Amid the maelstrom that defines marketing today, every once in a while you’ll hear someone declare, "Email is dead." And that person would be dead wrong.
Video is a trending content strategy, mobile use is growing as an exciting marketing channel, new social media platforms appear on a regular basis, and marketing technology is changing the way marketers plan and execute campaigns. Still, email remains the centerpiece of digital communication, and that is why it never hurts to review how you approach the ever-effective marketing channel.
Want evidence email is a vital digital marketing channel? When you sign up for virtually everything, including social media platforms, what do you have to provide? Your email address.
How do you receive transactional communication, such as confirmation for a purchase or shipping information? By email.
And what single field in any database record is most vital for marketing purposes – arguably even more important than having a name attached to that record – you guess it, an email address.
With that in mind here are some tips on a key element of email marketing: deliverability.
Don’t discount deliverability
Why should marketers be concerned about deliverability? If your email doesn’t even make to the inbox, you might as well have not sent it. Deliverability has terminology specific to this aspect of email marketing, and it’s a good idea to understand what these terms mean in order to better keep tabs on your email campaign success.
Here are a few deliverability terms HubSpot calls out:
- Black List — A list that denotes a sender as a spammer, making it difficult for the sender to get future emails into an inbox.
- CAN–SPAM Act — Short for 'Controlling the Assault of Non-Solicited Pornography And Marketing Act of 2003'; it's a law that outlines rules for commercial email, establishes requirements for commercial messages, provides email recipients with the right to make you stop emailing them, and lays out consequences for violations of the act.
- Hard Bounce — A permanent failure to deliver an email usually due to a non-existent, invalid, or blocked email address. Email addresses that result in hard bounces can negatively impact deliverability and Sender Score, and should be removed from your email lists.

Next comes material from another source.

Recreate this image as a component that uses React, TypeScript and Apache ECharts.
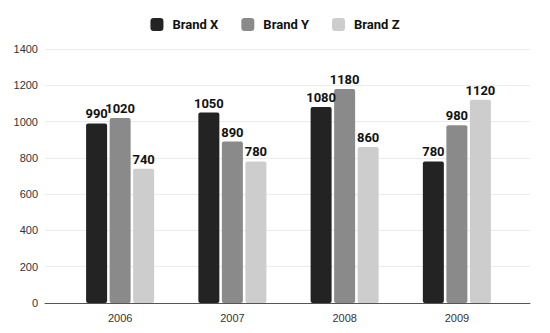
import React, { useEffect, useRef } from "react";
import * as echarts from "echarts";

const categories = ["2006", "2007", "2008", "2009"];
const seriesNames = ["Brand X", "Brand Y", "Brand Z"];
const brandX = [990, 1050, 1080, 780];
const brandY = [1020, 890, 1180, 980];
const brandZ = [740, 780, 860, 1120];
const yTicks = { min: 0, max: 1400, interval: 200 };
const colors = ["#232323", "#8a8a8a", "#cdcdcd"];

export default function App() {
  const ref = useRef<HTMLDivElement>(null);
  useEffect(() => {
    if (!ref.current) return;
    const chart = echarts.init(ref.current, undefined, { renderer: "svg" });
    const data = [brandX, brandY, brandZ];
    chart.setOption({
      animation: false,
      color: colors,
      legend: {
        top: 13,
        left: "center",
        itemWidth: 13,
        itemHeight: 13,
        itemGap: 23,
        icon: "roundRect",
        textStyle: {
          fontFamily: "Roboto",
          fontWeight: "bold",
          fontSize: 13,
          color: "#111",
          padding: [0, 0, 0, 4],
        },
        data: seriesNames,
      },
      grid: [
        { left: 45, right: 20, top: 49, bottom: 30, containLabel: false },
        { left: 64, right: 37, top: 49, bottom: 30, containLabel: false },
      ],
      xAxis: [
        {
          type: "category",
          gridIndex: 0,
          data: categories,
          axisLine: { show: true, lineStyle: { color: "#555", width: 1 } },
          axisTick: { show: false },
          axisLabel: { show: false },
          z: 5,
        },
        {
          type: "category",
          gridIndex: 1,
          data: categories,
          axisLine: { show: false },
          axisTick: { show: false },
          axisLabel: {
            margin: 9,
            fontFamily: "Liberation Sans",
            fontSize: 11,
            color: "#333",
          },
        },
      ],
      yAxis: [
        {
          type: "value",
          gridIndex: 0,
          min: yTicks.min,
          max: yTicks.max,
          interval: yTicks.interval,
          axisLine: { show: false },
          axisTick: { show: false },
          splitLine: { lineStyle: { color: "#ebebeb", width: 1 } },
          axisLabel: {
            margin: 7,
            fontFamily: "Liberation Sans",
            fontSize: 11,
            color: "#333",
            formatter: (v: number) => String(v),
          },
        },
        {
          type: "value",
          gridIndex: 1,
          min: yTicks.min,
          max: yTicks.max,
          interval: yTicks.interval,
          show: false,
          splitLine: { show: false },
        },
      ],
      series: seriesNames.map((name, i) => ({
        name,
        type: "bar",
        xAxisIndex: 1,
        yAxisIndex: 1,
        data: data[i],
        barWidth: 21,
        barGap: "12%",
        itemStyle: { color: colors[i], borderRadius: 2 },
        label: {
          show: true,
          position: "top",
          distance: 3,
          fontFamily: "Roboto",
          fontWeight: "bold",
          fontSize: 13,
          color: "#111",
        },
      })),
    });
    return () => chart.dispose();
  }, []);
  return <div ref={ref} style={{ width: 550, height: 333, position: "absolute", left: 0, top: 0 }} />;
}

- Sender Score — Return Path’s free reputation rating of 0 to 100 for every outgoing mail server IP. Mail servers will check your Sender Score before deciding what to do with your emails. A score of over 90 is good.
Developing deliverability tactics
Kissmetrics offers a few tips on improving deliverability, beginning with priming your email sending IP for success. By initially sending small batches of email to addresses you know are valid, you help build trust in that IP address with your ESP (email service provider).
Not all marketers will want to take this step, but to really control your email program register a subdomain that is only used for email campaigns. Your recipients will be begin to trust the domain, but more importantly it makes it very easy to monitor your sender score (also known as reputation score) and also succeed against some domain-based certification filters.
Using a double, or confirmed opt-in, helps you build a strong email list full of engaged recipients. Of course the other side of this coin is bought lists only populate your email list with at best addresses that have never expressed an interest in your email marketing communications, and at worst are invalid and will increase your hard bounce rate as well as affect your reputation score. To achieve a double opt-in, when someone provides their email address you send them a confirmation email to that address to allow them to confirm they want to receive your marketing messages.
And it may seem counterintuitive, but conducting data hygiene on your list on a regular basis will help clean it of email addresses that are duplicates, no longer valid (always bouncing), or maybe just no longer engaged, such as a valid address that hasn’t opened any of your email sends for a set period of time such as over a year. Of course if you don’t want to purge valid addresses that are inactive because you hope to eventually warm them up, you should at least place those in a specific segment that doesn’t receive your usual email campaigns and is only used for targeted re-activation campaigns.
Improving campaign performance with improved deliverability
Don’t believe cleaning a list can improve email performance? MarketingSherpa conducted a case study about how the Indianapolis Symphony Orchestra cut its list by an amazing 95% and doubled online sales. To do this the marketing team took an underperforming list that had been subjected to a somewhat rudderless email strategy, sent a re-engagement email to the entire list and removed anyone who didn’t respond to the re-engagement email. The result was a drastically reduced list, but a list full of people who actively wanted to get email from the symphony and responded by making more purchases based on the email they received.
Whether email deliverability is top of mind or a topic you’ve never even considered, prioritizing keeping track of your efforts will help your success rate with the venerable marketing channel.